Records with drawing code:
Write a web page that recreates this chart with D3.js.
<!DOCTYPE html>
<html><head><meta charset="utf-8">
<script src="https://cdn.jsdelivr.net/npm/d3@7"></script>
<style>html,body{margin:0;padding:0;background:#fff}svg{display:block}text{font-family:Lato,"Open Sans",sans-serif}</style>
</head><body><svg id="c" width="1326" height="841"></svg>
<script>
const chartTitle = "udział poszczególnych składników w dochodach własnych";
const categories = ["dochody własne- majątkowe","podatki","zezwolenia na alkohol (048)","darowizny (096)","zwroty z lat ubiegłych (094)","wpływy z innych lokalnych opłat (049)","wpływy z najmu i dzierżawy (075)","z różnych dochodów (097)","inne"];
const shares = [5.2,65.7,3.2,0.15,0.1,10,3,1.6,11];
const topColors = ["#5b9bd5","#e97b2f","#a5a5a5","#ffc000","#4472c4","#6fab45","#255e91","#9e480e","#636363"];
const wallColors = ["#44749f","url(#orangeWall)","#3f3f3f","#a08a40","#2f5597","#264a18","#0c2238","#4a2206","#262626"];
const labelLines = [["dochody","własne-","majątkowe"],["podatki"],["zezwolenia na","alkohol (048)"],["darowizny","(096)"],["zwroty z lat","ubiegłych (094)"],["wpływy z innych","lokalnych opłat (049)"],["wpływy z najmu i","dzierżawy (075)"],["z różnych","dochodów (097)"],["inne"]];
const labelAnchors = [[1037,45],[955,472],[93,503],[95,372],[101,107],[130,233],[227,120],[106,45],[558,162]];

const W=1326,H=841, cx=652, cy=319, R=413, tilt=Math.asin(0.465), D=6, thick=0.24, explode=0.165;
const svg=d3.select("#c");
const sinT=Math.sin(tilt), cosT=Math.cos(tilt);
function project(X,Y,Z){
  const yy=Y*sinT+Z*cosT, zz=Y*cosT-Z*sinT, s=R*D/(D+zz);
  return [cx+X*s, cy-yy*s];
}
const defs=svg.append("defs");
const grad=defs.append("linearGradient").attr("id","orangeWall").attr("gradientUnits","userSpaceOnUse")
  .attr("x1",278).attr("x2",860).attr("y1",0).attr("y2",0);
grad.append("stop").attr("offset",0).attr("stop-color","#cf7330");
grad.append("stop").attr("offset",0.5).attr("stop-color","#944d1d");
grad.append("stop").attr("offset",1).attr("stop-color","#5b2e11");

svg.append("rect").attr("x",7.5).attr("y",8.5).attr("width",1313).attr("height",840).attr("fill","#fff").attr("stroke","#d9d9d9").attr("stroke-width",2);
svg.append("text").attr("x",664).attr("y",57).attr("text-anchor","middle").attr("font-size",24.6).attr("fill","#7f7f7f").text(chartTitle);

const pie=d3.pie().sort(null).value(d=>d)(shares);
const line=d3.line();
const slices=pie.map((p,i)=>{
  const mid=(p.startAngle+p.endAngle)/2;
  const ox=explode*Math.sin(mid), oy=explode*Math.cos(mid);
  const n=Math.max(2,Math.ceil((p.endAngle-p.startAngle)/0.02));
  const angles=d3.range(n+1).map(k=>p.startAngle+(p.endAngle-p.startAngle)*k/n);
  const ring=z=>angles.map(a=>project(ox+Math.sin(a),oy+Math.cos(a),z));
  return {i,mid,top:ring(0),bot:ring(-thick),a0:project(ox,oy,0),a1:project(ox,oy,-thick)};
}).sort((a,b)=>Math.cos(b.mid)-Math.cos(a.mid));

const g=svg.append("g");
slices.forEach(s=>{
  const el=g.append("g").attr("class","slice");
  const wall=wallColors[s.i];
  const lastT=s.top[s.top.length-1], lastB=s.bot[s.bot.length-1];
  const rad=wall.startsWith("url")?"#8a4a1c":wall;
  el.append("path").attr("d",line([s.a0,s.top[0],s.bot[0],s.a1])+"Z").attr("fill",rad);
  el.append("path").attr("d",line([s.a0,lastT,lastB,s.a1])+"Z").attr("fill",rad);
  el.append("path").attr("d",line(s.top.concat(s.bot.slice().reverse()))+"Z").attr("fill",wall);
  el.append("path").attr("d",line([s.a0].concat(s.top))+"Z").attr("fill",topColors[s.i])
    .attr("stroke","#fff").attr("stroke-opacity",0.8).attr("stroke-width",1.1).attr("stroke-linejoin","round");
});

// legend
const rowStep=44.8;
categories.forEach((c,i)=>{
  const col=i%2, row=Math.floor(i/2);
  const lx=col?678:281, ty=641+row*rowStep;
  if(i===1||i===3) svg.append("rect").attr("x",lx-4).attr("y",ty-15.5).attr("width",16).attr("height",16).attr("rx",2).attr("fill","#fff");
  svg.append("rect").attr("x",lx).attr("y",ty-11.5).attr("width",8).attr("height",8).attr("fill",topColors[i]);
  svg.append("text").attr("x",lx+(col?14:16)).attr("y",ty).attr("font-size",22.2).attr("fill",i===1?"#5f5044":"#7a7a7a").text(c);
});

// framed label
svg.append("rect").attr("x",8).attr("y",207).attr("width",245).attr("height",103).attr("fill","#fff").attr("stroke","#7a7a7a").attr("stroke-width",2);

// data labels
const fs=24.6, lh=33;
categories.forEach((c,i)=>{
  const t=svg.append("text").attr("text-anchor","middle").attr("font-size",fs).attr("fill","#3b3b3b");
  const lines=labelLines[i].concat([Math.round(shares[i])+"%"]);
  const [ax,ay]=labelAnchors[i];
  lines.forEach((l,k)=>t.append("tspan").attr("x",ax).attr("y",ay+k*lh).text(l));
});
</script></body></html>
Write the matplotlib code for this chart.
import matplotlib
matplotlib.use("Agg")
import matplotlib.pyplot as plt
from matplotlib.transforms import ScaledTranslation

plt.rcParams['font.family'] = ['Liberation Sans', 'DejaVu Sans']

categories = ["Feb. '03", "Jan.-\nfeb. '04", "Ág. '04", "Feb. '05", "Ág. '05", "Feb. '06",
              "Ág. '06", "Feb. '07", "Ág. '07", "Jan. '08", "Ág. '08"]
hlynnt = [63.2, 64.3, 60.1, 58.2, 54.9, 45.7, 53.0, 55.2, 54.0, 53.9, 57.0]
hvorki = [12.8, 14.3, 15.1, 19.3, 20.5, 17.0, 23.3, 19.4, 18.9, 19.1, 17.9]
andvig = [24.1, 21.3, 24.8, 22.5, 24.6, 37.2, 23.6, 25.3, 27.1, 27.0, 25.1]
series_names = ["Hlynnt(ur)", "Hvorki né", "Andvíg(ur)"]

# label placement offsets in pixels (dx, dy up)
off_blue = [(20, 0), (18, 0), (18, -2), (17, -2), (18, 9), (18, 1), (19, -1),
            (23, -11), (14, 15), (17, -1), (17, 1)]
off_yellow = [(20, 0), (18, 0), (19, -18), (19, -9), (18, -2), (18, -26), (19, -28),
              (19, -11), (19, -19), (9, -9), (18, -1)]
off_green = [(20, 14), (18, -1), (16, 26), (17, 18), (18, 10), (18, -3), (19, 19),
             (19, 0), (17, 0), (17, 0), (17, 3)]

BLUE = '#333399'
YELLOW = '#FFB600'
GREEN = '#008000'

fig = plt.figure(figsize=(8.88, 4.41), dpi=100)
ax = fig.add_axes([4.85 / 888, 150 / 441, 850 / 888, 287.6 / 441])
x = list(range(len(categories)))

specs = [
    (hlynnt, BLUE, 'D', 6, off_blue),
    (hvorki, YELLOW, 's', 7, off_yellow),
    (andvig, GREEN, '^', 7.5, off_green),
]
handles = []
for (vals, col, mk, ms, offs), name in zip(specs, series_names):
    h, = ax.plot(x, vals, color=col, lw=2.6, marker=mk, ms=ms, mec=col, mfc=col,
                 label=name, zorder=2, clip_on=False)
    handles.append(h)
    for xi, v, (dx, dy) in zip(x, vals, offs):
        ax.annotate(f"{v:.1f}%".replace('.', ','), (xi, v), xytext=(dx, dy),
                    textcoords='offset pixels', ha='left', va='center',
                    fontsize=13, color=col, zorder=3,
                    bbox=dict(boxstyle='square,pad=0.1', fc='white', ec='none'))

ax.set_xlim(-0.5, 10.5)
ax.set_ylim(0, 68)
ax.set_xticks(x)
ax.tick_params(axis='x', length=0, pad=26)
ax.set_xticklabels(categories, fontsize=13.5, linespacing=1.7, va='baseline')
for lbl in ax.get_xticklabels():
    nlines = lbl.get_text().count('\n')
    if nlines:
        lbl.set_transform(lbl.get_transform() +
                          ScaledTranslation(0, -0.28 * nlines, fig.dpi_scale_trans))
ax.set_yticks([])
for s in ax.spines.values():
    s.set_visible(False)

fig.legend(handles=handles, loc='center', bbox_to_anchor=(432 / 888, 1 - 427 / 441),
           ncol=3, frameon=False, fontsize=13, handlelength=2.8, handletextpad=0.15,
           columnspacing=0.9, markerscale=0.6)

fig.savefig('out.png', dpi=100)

Written instruction: Transcribe, exactly and exclusively, the run of lines that opens with the line bearing "Write the matplotlib code for this chart." and closes with the line bearing "plt.rcParams['font.family'] = ['Liberation".

The response:
Write the matplotlib code for this chart.
import matplotlib
matplotlib.use("Agg")
import matplotlib.pyplot as plt
from matplotlib.transforms import ScaledTranslation

plt.rcParams['font.family'] = ['Liberation Sans', 'DejaVu Sans']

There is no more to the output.